I think he is setting matt up to lose, to burn out, and thats the real show. But it may take a while to get there. Once Matt is taken back to squre one, then I think Sorkin will show us what he really wants to.

Ping33 said...

these are the kind of bland, one-dimensional connections which led me to put 's around Smart. At some point a knowledge of minutia started to pass for intelligence in this culture... I blame Trivial Pursuit. Moving to England and Pub Quiz made me realize how much of this stuff was ephemera designed to make stupid people with a decent memory think that they were smart.
Studio 60 uses these one note trivia shout-outs to define its one dimensional characters while making them seem smarter for every loose pop culture thread we (the audience) manage to catch.

I still like the show... but it is what it is.

Ping33 said...
This comment has been removed by a blog administrator.
Ping33 said...

(that was me)
also: Pop Culture Ephemera:
Mary Tyler Moore and Taxi were both James L Brooks shows. "Jack" used to be on Wings which was on after James L Brooks' Cheers... MTM and Taxi were both on CBS but Brooks now has a production deal with NBC which is where he did Cheers... the network in S60 is called NBS.

Studio 60 is like Infinite Crisis at network TV... but who cares?! What does it MEAN?! I say not much, other than that these actors/shows STAND for something within our collective not so unconscious.

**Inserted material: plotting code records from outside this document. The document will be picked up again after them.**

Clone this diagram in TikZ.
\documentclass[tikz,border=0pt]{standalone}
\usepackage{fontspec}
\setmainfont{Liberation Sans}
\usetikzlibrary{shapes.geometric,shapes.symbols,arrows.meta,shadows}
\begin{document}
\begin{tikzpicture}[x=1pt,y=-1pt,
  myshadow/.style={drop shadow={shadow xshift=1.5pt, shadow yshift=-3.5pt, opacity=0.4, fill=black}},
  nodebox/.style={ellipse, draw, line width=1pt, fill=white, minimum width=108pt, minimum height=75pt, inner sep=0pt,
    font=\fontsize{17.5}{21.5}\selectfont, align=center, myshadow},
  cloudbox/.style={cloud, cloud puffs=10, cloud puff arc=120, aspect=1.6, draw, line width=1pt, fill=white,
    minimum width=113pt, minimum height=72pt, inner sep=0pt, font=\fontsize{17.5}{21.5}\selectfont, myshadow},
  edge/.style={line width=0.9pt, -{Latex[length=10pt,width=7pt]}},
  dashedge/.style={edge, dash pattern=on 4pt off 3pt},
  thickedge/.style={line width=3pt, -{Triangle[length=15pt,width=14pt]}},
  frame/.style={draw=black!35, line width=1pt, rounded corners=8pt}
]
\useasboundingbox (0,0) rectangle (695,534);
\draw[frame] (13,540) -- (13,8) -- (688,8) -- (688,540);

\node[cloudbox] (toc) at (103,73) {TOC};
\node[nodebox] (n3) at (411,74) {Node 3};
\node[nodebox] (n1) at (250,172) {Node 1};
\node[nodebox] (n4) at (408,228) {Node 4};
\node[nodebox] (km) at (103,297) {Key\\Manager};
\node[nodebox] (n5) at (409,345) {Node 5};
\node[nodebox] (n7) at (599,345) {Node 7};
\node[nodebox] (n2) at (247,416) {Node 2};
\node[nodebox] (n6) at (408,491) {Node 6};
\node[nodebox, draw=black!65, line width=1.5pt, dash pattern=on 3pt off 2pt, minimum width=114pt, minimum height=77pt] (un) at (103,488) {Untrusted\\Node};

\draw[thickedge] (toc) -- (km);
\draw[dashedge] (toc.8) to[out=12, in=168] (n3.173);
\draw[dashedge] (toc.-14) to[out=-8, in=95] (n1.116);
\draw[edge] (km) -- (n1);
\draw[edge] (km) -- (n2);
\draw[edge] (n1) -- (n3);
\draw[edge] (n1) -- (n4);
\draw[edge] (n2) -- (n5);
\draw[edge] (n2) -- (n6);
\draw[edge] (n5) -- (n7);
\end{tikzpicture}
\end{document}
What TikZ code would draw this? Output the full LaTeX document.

I think that this is the heart of my problem with Studio 60, it says SO much while having SO little to say. (meanwhile The Wire says so little bit conveys SO much)

James said...

Sort of on-topic, here is a funny thing from about 5 years ago. And anyone who doesn't read Achewood really should.

Björninn said...

(Way off-topic:) That's good stuff. Reminds me of David Mamet's "The Gift of the Magi".

Geoff Klock said...

Ping: as I said, I think you are right, something is off. But I don't think it is a content problem. I don't care what shows have to say (what shows say is almost always very dumb), I care how they say it. As someone famous said, John Milton could have put his thoughts on God in a pamphlet of some three or four pages. That's not the point. The poetry is the point. Sorkin is like Milton here. I think his problem is elsewhere. I am just having trouble putting my finger on it.

One thought: West Wing and Sports Night are team shows. Studio 60 looked like a team show, but it seems really all about Matt so far and I don't think he can carry and hour show all by himself.